● REQUIRED WORK
Begin the copy with the line that contains "Clone this diagram in TikZ." and end it with the line that contains "minimum width=93.5pt, minimum". Print these lines exactly and omit all pictures.

● ENTRIES SHOWN
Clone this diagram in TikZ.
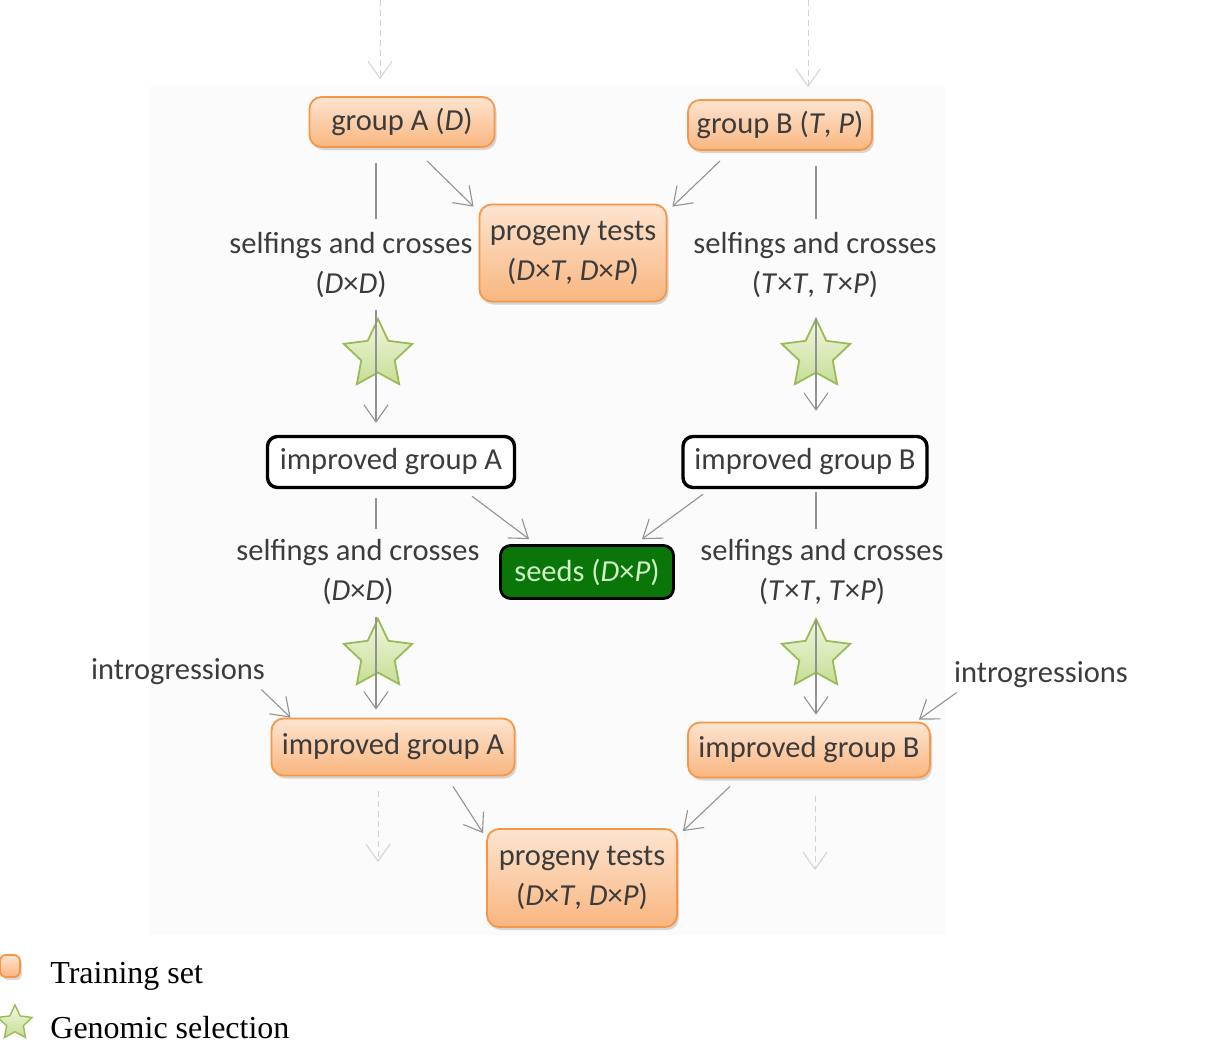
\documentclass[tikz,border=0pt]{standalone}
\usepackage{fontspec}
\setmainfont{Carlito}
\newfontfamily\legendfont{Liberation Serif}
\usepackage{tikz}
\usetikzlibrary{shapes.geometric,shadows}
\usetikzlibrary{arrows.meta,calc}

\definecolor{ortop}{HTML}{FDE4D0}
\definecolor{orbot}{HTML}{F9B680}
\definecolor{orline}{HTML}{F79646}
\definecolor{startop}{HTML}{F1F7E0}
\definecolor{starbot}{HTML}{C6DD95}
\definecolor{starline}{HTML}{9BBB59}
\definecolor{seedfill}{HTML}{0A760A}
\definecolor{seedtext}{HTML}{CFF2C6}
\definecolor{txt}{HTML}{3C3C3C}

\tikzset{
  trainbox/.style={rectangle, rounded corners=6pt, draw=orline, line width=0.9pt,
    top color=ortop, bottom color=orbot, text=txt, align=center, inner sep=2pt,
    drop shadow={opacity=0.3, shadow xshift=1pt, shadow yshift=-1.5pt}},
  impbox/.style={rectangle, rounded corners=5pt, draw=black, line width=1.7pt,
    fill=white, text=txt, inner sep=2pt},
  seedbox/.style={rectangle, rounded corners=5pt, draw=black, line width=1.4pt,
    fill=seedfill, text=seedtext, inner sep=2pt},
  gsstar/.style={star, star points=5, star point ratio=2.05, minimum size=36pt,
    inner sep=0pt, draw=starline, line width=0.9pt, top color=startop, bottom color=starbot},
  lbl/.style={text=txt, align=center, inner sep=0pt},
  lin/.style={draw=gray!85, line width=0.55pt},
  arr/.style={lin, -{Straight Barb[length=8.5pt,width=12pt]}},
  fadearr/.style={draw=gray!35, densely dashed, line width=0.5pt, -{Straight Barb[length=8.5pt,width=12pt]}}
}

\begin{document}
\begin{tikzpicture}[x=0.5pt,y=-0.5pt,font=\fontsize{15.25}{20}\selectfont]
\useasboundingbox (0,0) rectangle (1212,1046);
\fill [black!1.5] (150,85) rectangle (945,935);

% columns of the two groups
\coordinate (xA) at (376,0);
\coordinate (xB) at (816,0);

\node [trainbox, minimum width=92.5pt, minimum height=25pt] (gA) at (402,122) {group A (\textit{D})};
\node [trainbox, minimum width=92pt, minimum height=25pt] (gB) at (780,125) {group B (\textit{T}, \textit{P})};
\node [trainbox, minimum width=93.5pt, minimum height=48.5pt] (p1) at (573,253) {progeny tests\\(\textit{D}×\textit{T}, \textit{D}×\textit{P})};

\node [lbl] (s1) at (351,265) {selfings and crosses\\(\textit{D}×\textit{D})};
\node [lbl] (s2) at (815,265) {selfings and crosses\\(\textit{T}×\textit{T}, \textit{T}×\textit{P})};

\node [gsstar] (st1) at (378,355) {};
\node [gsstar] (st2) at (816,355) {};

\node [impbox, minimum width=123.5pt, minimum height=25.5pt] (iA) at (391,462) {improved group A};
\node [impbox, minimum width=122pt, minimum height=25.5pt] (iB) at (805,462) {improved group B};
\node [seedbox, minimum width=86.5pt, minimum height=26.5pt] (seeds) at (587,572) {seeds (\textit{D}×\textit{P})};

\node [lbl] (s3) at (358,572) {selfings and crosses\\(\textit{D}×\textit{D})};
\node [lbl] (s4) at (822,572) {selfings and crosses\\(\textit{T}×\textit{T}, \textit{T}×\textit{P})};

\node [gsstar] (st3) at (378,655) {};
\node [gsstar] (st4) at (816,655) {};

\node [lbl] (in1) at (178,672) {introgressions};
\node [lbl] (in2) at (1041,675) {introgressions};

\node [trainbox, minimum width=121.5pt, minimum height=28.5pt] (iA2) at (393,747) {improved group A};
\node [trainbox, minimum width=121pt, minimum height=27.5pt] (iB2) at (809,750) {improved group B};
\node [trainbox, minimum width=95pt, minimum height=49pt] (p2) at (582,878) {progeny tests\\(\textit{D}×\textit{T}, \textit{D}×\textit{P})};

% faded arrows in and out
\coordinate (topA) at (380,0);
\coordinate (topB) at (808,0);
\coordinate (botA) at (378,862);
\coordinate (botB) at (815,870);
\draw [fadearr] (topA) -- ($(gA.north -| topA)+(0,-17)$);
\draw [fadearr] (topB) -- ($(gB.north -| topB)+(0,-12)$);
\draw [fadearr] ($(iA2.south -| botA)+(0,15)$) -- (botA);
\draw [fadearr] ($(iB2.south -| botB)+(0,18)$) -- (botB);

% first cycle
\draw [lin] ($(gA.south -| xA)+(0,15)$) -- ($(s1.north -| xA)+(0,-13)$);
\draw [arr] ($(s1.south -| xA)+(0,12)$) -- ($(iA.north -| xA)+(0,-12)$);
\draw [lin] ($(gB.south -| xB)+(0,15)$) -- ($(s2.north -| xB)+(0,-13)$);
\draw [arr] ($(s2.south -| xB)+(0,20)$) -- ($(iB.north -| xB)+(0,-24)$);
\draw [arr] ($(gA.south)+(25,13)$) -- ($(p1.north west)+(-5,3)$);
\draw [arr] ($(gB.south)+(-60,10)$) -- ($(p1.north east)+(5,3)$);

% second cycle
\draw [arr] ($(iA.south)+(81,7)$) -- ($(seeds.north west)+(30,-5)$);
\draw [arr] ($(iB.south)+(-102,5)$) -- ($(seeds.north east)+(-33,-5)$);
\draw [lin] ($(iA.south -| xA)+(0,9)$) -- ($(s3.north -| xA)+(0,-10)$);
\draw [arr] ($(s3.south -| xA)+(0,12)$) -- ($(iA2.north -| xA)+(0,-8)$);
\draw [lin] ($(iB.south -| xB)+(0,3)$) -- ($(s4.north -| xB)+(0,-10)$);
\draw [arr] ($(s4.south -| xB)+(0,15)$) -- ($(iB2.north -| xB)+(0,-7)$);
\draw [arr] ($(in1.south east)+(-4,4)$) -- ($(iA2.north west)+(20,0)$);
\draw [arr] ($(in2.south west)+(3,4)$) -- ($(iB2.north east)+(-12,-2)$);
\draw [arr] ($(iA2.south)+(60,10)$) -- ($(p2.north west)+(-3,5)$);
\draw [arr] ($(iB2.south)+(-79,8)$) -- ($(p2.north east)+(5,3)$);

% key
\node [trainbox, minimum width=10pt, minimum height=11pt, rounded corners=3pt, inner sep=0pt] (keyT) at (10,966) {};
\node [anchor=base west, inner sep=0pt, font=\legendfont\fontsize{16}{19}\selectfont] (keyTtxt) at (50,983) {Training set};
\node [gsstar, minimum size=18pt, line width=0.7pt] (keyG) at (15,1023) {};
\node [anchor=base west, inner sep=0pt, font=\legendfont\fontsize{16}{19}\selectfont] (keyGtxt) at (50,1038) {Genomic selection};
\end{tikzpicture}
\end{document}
--
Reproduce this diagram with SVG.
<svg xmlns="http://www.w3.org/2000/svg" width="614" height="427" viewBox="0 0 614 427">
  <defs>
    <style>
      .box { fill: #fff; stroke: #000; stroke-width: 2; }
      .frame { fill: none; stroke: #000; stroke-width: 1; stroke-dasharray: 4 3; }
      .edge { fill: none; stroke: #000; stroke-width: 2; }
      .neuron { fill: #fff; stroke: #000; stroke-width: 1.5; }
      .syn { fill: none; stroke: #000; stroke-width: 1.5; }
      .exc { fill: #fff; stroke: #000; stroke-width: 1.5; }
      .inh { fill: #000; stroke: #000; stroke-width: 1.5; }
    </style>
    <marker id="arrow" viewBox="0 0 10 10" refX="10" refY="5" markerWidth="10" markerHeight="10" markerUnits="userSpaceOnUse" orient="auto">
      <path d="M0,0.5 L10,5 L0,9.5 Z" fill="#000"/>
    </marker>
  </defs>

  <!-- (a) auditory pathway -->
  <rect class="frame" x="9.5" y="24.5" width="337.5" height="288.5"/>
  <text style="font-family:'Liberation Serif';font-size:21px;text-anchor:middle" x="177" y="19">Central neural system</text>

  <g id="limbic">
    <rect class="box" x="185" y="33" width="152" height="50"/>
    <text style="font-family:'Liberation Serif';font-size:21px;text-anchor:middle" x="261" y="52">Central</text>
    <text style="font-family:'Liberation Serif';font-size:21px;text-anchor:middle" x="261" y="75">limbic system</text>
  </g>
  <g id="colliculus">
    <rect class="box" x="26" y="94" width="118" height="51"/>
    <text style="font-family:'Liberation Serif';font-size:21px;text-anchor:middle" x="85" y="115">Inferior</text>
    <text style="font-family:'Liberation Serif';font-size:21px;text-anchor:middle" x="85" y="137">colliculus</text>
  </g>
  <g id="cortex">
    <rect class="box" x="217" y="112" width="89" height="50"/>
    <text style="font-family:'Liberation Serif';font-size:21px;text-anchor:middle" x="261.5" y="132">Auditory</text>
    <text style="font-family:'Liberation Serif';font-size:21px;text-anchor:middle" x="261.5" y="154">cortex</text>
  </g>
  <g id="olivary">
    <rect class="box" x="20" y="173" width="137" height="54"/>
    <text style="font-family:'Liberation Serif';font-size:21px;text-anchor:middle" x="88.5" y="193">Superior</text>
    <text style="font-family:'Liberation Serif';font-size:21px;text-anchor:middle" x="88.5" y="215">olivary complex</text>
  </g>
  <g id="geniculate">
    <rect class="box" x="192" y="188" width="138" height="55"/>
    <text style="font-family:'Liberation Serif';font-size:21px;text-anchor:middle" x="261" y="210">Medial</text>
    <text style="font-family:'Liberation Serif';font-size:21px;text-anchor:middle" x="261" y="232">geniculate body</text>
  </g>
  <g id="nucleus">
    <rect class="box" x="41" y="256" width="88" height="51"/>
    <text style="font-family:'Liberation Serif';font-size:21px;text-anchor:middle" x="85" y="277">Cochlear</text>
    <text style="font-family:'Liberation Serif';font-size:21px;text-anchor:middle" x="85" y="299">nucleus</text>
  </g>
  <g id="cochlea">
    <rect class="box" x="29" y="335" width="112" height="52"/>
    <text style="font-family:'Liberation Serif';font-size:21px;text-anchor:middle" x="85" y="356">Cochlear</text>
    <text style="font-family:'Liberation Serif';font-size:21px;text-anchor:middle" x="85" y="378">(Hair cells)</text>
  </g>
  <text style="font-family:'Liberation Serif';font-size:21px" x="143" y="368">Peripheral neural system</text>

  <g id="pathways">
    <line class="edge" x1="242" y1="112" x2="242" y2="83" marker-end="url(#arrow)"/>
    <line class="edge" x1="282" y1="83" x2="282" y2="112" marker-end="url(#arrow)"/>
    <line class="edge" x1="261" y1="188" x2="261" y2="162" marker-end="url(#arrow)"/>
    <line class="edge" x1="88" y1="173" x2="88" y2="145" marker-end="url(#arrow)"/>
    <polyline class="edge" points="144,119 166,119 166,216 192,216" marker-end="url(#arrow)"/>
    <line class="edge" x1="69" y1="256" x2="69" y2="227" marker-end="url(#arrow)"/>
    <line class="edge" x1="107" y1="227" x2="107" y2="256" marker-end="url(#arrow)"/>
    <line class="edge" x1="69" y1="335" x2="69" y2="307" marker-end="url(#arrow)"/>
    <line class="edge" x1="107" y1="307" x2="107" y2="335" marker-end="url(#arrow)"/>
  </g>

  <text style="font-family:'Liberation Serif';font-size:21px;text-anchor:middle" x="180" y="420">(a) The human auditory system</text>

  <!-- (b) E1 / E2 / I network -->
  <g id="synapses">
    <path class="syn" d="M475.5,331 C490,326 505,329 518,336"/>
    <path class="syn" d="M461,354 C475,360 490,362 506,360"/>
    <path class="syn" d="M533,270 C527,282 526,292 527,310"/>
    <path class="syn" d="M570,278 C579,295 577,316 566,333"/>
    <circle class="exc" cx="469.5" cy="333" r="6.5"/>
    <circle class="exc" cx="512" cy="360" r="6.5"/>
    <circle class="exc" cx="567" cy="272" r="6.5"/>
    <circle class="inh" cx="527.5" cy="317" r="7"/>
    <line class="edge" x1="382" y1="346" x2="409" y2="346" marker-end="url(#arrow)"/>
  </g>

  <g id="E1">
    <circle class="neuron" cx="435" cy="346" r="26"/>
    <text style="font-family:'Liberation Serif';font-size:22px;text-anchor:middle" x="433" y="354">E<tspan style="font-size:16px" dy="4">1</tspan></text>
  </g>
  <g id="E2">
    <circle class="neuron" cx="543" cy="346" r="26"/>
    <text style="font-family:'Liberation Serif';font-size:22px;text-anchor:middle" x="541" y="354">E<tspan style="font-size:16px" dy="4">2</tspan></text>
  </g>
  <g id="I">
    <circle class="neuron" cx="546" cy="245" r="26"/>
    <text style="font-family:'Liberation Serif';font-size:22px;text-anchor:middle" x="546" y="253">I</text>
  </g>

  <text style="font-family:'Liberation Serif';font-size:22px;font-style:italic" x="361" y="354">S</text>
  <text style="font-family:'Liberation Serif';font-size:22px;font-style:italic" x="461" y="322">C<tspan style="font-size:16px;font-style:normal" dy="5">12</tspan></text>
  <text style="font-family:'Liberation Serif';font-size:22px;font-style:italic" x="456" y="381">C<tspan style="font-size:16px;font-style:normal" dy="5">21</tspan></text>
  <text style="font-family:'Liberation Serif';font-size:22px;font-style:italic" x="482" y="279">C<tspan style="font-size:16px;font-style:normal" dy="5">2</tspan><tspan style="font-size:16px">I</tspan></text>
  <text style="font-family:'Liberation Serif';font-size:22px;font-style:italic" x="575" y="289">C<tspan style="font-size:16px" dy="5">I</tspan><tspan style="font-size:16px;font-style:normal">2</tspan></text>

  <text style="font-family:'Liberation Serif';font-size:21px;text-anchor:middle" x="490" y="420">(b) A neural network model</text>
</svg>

● WORKED ANSWER
Clone this diagram in TikZ.
\documentclass[tikz,border=0pt]{standalone}
\usepackage{fontspec}
\setmainfont{Carlito}
\newfontfamily\legendfont{Liberation Serif}
\usepackage{tikz}
\usetikzlibrary{shapes.geometric,shadows}
\usetikzlibrary{arrows.meta,calc}

\definecolor{ortop}{HTML}{FDE4D0}
\definecolor{orbot}{HTML}{F9B680}
\definecolor{orline}{HTML}{F79646}
\definecolor{startop}{HTML}{F1F7E0}
\definecolor{starbot}{HTML}{C6DD95}
\definecolor{starline}{HTML}{9BBB59}
\definecolor{seedfill}{HTML}{0A760A}
\definecolor{seedtext}{HTML}{CFF2C6}
\definecolor{txt}{HTML}{3C3C3C}

\tikzset{
  trainbox/.style={rectangle, rounded corners=6pt, draw=orline, line width=0.9pt,
    top color=ortop, bottom color=orbot, text=txt, align=center, inner sep=2pt,
    drop shadow={opacity=0.3, shadow xshift=1pt, shadow yshift=-1.5pt}},
  impbox/.style={rectangle, rounded corners=5pt, draw=black, line width=1.7pt,
    fill=white, text=txt, inner sep=2pt},
  seedbox/.style={rectangle, rounded corners=5pt, draw=black, line width=1.4pt,
    fill=seedfill, text=seedtext, inner sep=2pt},
  gsstar/.style={star, star points=5, star point ratio=2.05, minimum size=36pt,
    inner sep=0pt, draw=starline, line width=0.9pt, top color=startop, bottom color=starbot},
  lbl/.style={text=txt, align=center, inner sep=0pt},
  lin/.style={draw=gray!85, line width=0.55pt},
  arr/.style={lin, -{Straight Barb[length=8.5pt,width=12pt]}},
  fadearr/.style={draw=gray!35, densely dashed, line width=0.5pt, -{Straight Barb[length=8.5pt,width=12pt]}}
}

\begin{document}
\begin{tikzpicture}[x=0.5pt,y=-0.5pt,font=\fontsize{15.25}{20}\selectfont]
\useasboundingbox (0,0) rectangle (1212,1046);
\fill [black!1.5] (150,85) rectangle (945,935);

% columns of the two groups
\coordinate (xA) at (376,0);
\coordinate (xB) at (816,0);

\node [trainbox, minimum width=92.5pt, minimum height=25pt] (gA) at (402,122) {group A (\textit{D})};
\node [trainbox, minimum width=92pt, minimum height=25pt] (gB) at (780,125) {group B (\textit{T}, \textit{P})};
\node [trainbox, minimum width=93.5pt, minimum height=48.5pt] (p1) at (573,253) {progeny tests\\(\textit{D}×\textit{T}, \textit{D}×\textit{P})};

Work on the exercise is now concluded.